— start GIVEN INFORMATION —
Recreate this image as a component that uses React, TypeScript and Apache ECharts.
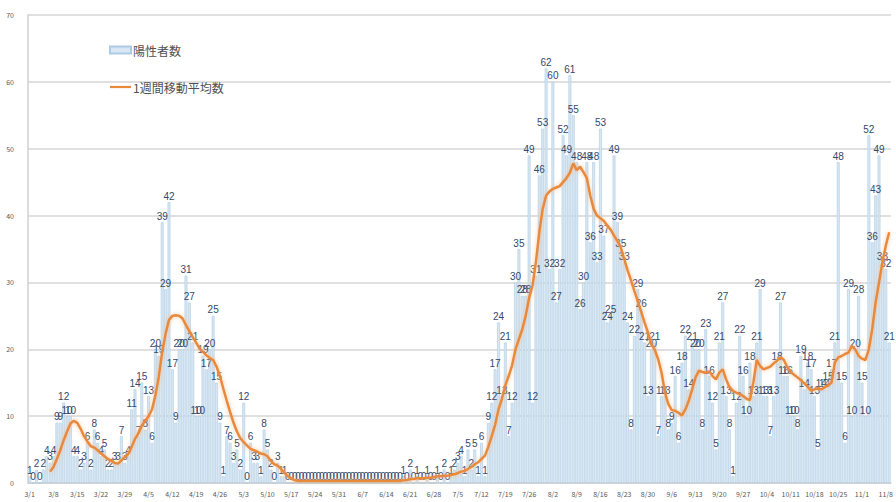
import React, { useEffect, useRef } from "react";
import * as echarts from "echarts";

// month number and day count (2020, from 3/1 to 11/9)
const MONTHS = [3, 4, 5, 6, 7, 8, 9, 10, 11];
const MONTH_DAYS = [31, 30, 31, 30, 31, 31, 30, 31, 9];

// daily positive counts (陽性者数)
const MAR = [1, 0, 2, 0, 2, 4, 3, 4, 9, 9, 12, 10, 10, 4, 4, 2, 3, 6, 2, 8, 6, 4, 5, 2, 2, 3, 3, 7, 3, 4, 11];
const APR = [14, 7, 15, 8, 13, 6, 20, 19, 39, 29, 42, 17, 9, 20, 20, 31, 27, 21, 10, 10, 19, 17, 20, 25, 15, 9, 1, 7, 6, 3];
const MAY = [5, 2, 12, 0, 6, 3, 3, 1, 8, 5, 2, 0, 3, 1, 1, 0, 0, 0, 0, 0, 0, 0, 0, 0, 0, 0, 0, 0, 0, 0, 0];
const JUN = [0, 0, 0, 0, 0, 0, 0, 0, 0, 0, 0, 0, 0, 0, 0, 0, 0, 0, 1, 0, 2, 0, 1, 0, 0, 1, 0, 0, 1, 0];
const JUL = [2, 0, 1, 2, 3, 4, 1, 5, 2, 5, 1, 6, 1, 9, 12, 17, 24, 13, 21, 7, 12, 30, 35, 28, 28, 49, 12, 31, 46, 53, 62];
const AUG = [32, 60, 27, 32, 52, 49, 61, 55, 48, 26, 30, 48, 36, 48, 33, 53, 37, 24, 25, 49, 39, 35, 33, 24, 8, 22, 29, 26, 21, 13, 20];
const SEP = [21, 7, 13, 13, 8, 9, 16, 6, 18, 22, 14, 21, 20, 20, 8, 23, 16, 12, 5, 21, 27, 13, 8, 1, 12, 22, 16, 10, 18, 13];
const OCT = [21, 29, 13, 13, 7, 13, 18, 27, 16, 16, 10, 10, 8, 19, 14, 18, 17, 13, 5, 14, 14, 15, 17, 21, 48, 15, 6, 29, 10, 20, 28];
const NOV = [15, 10, 52, 36, 43, 49, 33, 32, 21];

// 1週間移動平均数
const MA_MAR = [null, null, null, null, null, null, 1.7, 2.4, 3.6, 4.9, 6.4, 7.7, 8.9, 9.3, 9.0, 8.1, 7.0, 6.2, 5.5, 5.3, 4.9, 4.4, 4.0, 3.6, 3.3, 3.0, 2.9, 3.4, 3.9, 4.3, 5.4];
const MA_APR = [6.6, 7.4, 8.6, 9.3, 10.0, 11.0, 13.1, 15.9, 19.6, 22.3, 24.4, 25.0, 25.1, 25.0, 24.6, 23.6, 22.7, 21.8, 21.0, 20.1, 19.6, 19.1, 18.7, 18.4, 17.4, 16.0, 14.1, 12.3, 10.6, 9.0];
const MA_MAY = [7.7, 6.7, 6.1, 5.6, 5.1, 4.9, 4.7, 4.4, 4.3, 4.0, 3.3, 2.8, 2.6, 2.1, 1.5, 1.0, 0.7, 0.4, 0.3, 0.3, 0.3, 0.3, 0.3, 0.3, 0.3, 0.3, 0.3, 0.3, 0.3, 0.3, 0.3];
const MA_JUN = [0.3, 0.3, 0.3, 0.3, 0.3, 0.3, 0.3, 0.3, 0.3, 0.3, 0.3, 0.3, 0.3, 0.3, 0.3, 0.3, 0.3, 0.3, 0.4, 0.4, 0.6, 0.6, 0.7, 0.7, 0.7, 0.8, 0.8, 0.9, 1.0, 1.0];
const MA_JUL = [1.1, 1.1, 1.2, 1.3, 1.5, 1.7, 1.8, 2.1, 2.4, 2.8, 3.1, 3.6, 4.1, 5.4, 7.0, 8.7, 11.0, 12.6, 14.6, 16.0, 17.6, 20.0, 21.5, 23.0, 25.0, 27.7, 29.5, 33.0, 37.5, 41.0, 43.0];
const MA_AUG = [43.6, 44.0, 44.2, 44.4, 45.0, 45.6, 46.4, 47.8, 46.8, 47.3, 46.5, 45.6, 43.0, 41.0, 40.0, 39.6, 39.2, 38.5, 37.9, 37.0, 36.2, 35.2, 33.5, 31.8, 30.3, 28.7, 27.2, 25.6, 24.0, 22.5, 20.7];
const MA_SEP = [19.9, 18.5, 16.5, 13.5, 11.8, 10.9, 10.8, 10.5, 10.1, 11.0, 12.3, 14.0, 15.8, 16.8, 16.6, 16.5, 16.7, 16.0, 15.5, 16.5, 17.0, 15.5, 14.3, 13.8, 13.5, 13.3, 13.0, 12.6, 12.4, 15.0];
const MA_OCT = [18.4, 17.5, 17.0, 17.2, 17.4, 17.9, 18.3, 18.8, 18.4, 17.3, 16.6, 16.2, 15.8, 15.4, 14.9, 14.4, 13.8, 14.0, 14.2, 14.0, 14.3, 14.6, 15.0, 18.0, 18.8, 19.0, 19.3, 19.5, 20.5, 20.0, 19.0];
const MA_NOV = [18.6, 18.4, 20.0, 23.0, 27.0, 30.0, 33.0, 35.5, 37.5];

const Y_TICKS = [0, 10, 20, 30, 40, 50, 60, 70];
const SERIES_NAMES = ["陽性者数", "1週間移動平均数"];

const categories: string[] = [];
MONTHS.forEach((m, k) => {
  for (let d = 1; d <= MONTH_DAYS[k]; d++) categories.push(`${m}/${d}`);
});
const positives = [...MAR, ...APR, ...MAY, ...JUN, ...JUL, ...AUG, ...SEP, ...OCT, ...NOV];
const movingAvg = [...MA_MAR, ...MA_APR, ...MA_MAY, ...MA_JUN, ...MA_JUL, ...MA_AUG, ...MA_SEP, ...MA_OCT, ...MA_NOV];

export default function App() {
  const ref = useRef<HTMLDivElement>(null);
  useEffect(() => {
    if (!ref.current) return;
    const chart = echarts.init(ref.current, null, { renderer: "svg" });
    chart.setOption({
      animation: false,
      backgroundColor: "#ffffff",
      textStyle: { fontFamily: "'Noto Sans CJK JP', 'Noto Sans', sans-serif" },
      grid: { left: 28, right: 0, top: 15, bottom: 19, containLabel: false },
      legend: {
        orient: "vertical",
        left: 104,
        top: 39,
        itemWidth: 21,
        itemHeight: 7,
        itemGap: 25,
        symbolKeepAspect: true,
        data: [
          { name: SERIES_NAMES[0], icon: "rect" },
          {
            name: SERIES_NAMES[1],
            icon: "path://M0,0L21,0L21,2.2L0,2.2Z",
            itemStyle: { color: "#e9893a" },
          },
        ],
        textStyle: { fontSize: 12, color: "#505050", padding: [0, 0, 0, -3] },
      },
      xAxis: {
        type: "category",
        data: categories,
        boundaryGap: true,
        axisLine: { lineStyle: { color: "#d0d0d0", width: 1.5 } },
        axisTick: { show: false },
        axisLabel: { interval: 6, fontSize: 7, color: "#595959", margin: 7 },
      },
      yAxis: {
        type: "value",
        min: Y_TICKS[0],
        max: Y_TICKS[Y_TICKS.length - 1],
        interval: 10,
        axisLine: { show: true, lineStyle: { color: "#d0d0d0", width: 1.5 } },
        axisTick: { show: false },
        axisLabel: { fontSize: 7, color: "#595959", margin: 14 },
        splitLine: { lineStyle: { color: "#d6d6d6", width: 1.5 } },
      },
      series: [
        {
          name: SERIES_NAMES[0],
          type: "bar",
          data: positives,
          barCategoryGap: "18%",
          itemStyle: { color: "#d8e7f3", borderColor: "#adcbe3", borderWidth: 0.6 },
          label: {
            show: true,
            position: "top",
            distance: 1,
            fontSize: 10,
            color: "#35496a",
            fontFamily: "'Liberation Sans', sans-serif",
          },
          z: 2,
        },
        {
          name: SERIES_NAMES[1],
          type: "line",
          data: movingAvg,
          symbol: "none",
          smooth: false,
          connectNulls: false,
          lineStyle: {
            color: "#e9893a",
            width: 2.5,
            shadowColor: "rgba(246, 190, 140, 0.9)",
            shadowBlur: 4,
          },
          itemStyle: { color: "#e9893a" },
          z: 3,
        },
      ],
    });
    return () => chart.dispose();
  }, []);
  return (
    <div
      ref={ref}
      style={{ position: "fixed", left: 0, top: 0, width: 896, height: 502 }}
    />
  );
}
— end GIVEN INFORMATION —
=== REQUIREMENTS ===
Pictures are excluded: retype only the lines from the beginning of the listing above through the line with "30, 31, 9];", both included.

=== SOLUTION TO THE PROBLEM ===
Recreate this image as a component that uses React, TypeScript and Apache ECharts.
import React, { useEffect, useRef } from "react";
import * as echarts from "echarts";

// month number and day count (2020, from 3/1 to 11/9)
const MONTHS = [3, 4, 5, 6, 7, 8, 9, 10, 11];
const MONTH_DAYS = [31, 30, 31, 30, 31, 31, 30, 31, 9];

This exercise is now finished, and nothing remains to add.